What the heck am I doing here?
Thinking two objects cannot occupy the same space at the same time, I raised my eyebrows at the car attendant gesturing animatedly, ushering me into the cave-dark of the canopied truck. I confusedly crawled in on all-fours. Sitting: knees nearly to chest, splay-legged, passenger in front wedged between, pinioned by tight skirt, puzzle-piece tucked into the woman behind me, left sandal lodged between dried fish and yucca root in a bowl of lunch ingredients. The truck runs over a pot-hole in the packed-earth road, jilting my head into the hard canopy above.
What the heck am I doing here?
Having spent the majority of the day in Potou, a village that neighbors my own Leona, at my host mother’s fabric stand, I’d left early to help at home with preparations for the upcoming holiday, Tabaski. This meant braving the car-rapide process solo.
Now, near-levitating on my left butt cheek, having given up retrieving my sandal, I focused my eyes forward, out the rear of the truck, on the skywhite peeping in between the lanky bodies of three men standing on the bumper.
This truck ride—the brain confusion, bright newness of sensation, complete inability to move, feeling that I’m doing everything wrong—it’s not much different than the process of getting settled in Leona.
With my host family, I rarely know my place. Some days, I’m expected to iron patterns at my cousin’s tailor shop, while other days, I peel and cut vegetables for añ (lunch), or go to the peanut fields on a donkey-drawn cart. The only phrase I’ve managed to perfect in Wolof (my family members’ primary language) is “Waxatal, ndank?” Repeat that, slower? I’m in the observation stage of my apprenticeship, attending seminars and activities in each of the Millenium Village sectors. Beyond my morning chore of sweeping the compound and eating breakfast with my family, I can expect little routine in my day; it might be spent on a woven mat in our courtyard, hulling kilos of bissap, or it might be spent in the sterility of a health post, watching newly trained nurses practice CPR on an infant mannequin.
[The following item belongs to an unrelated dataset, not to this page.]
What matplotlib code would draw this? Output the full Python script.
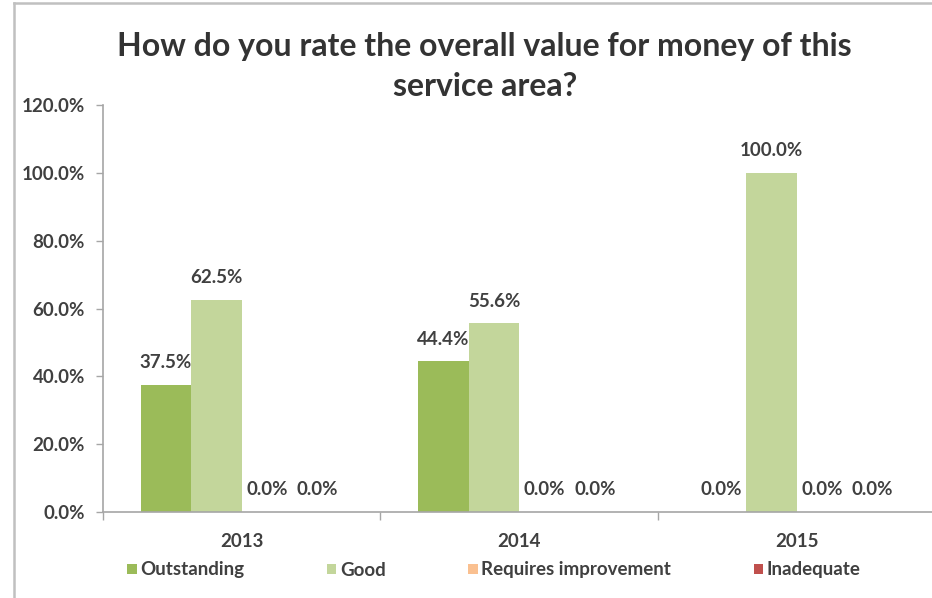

What the heck am I doing here?
The woman behind me flops her hands over my shoulders, trying to readjust. “Nanga def?” She asks. How are you?
I’m good, I say, not because I’m doing well, per say, but because that’s the only response I know in Wolof.
Where do you come from? (This is a tough question, because of Wolof’s ambiguity.) I take a stab at responding anyhow.
“Just now, I was in Potou, with my mom at her fabric shop, but I’m living in Leona. I am originally from the United States.”
I can hear the surprise in her voice: “Toubab bi deggna Wolof!” She understands Wolof!
“Tutti rekk,” I say. Only a little. But I smile to myself and relax a little, easing into the arms of the woman behind me, feeling my un-sandled foot jiggling in mid-air.
Maybe I’m not doing so horribly after all. It’s tough to tell, because my progress isn’t tangible; I don’t know exactly why the heck I’m here. Looking out the truck’s rear, seeing the road slip rapidly by, I realize it’s the same with my apprenticeship, the language, my family: Eventually I’ll be able to see how my journey has changed me, but for now I’m just along for the ride.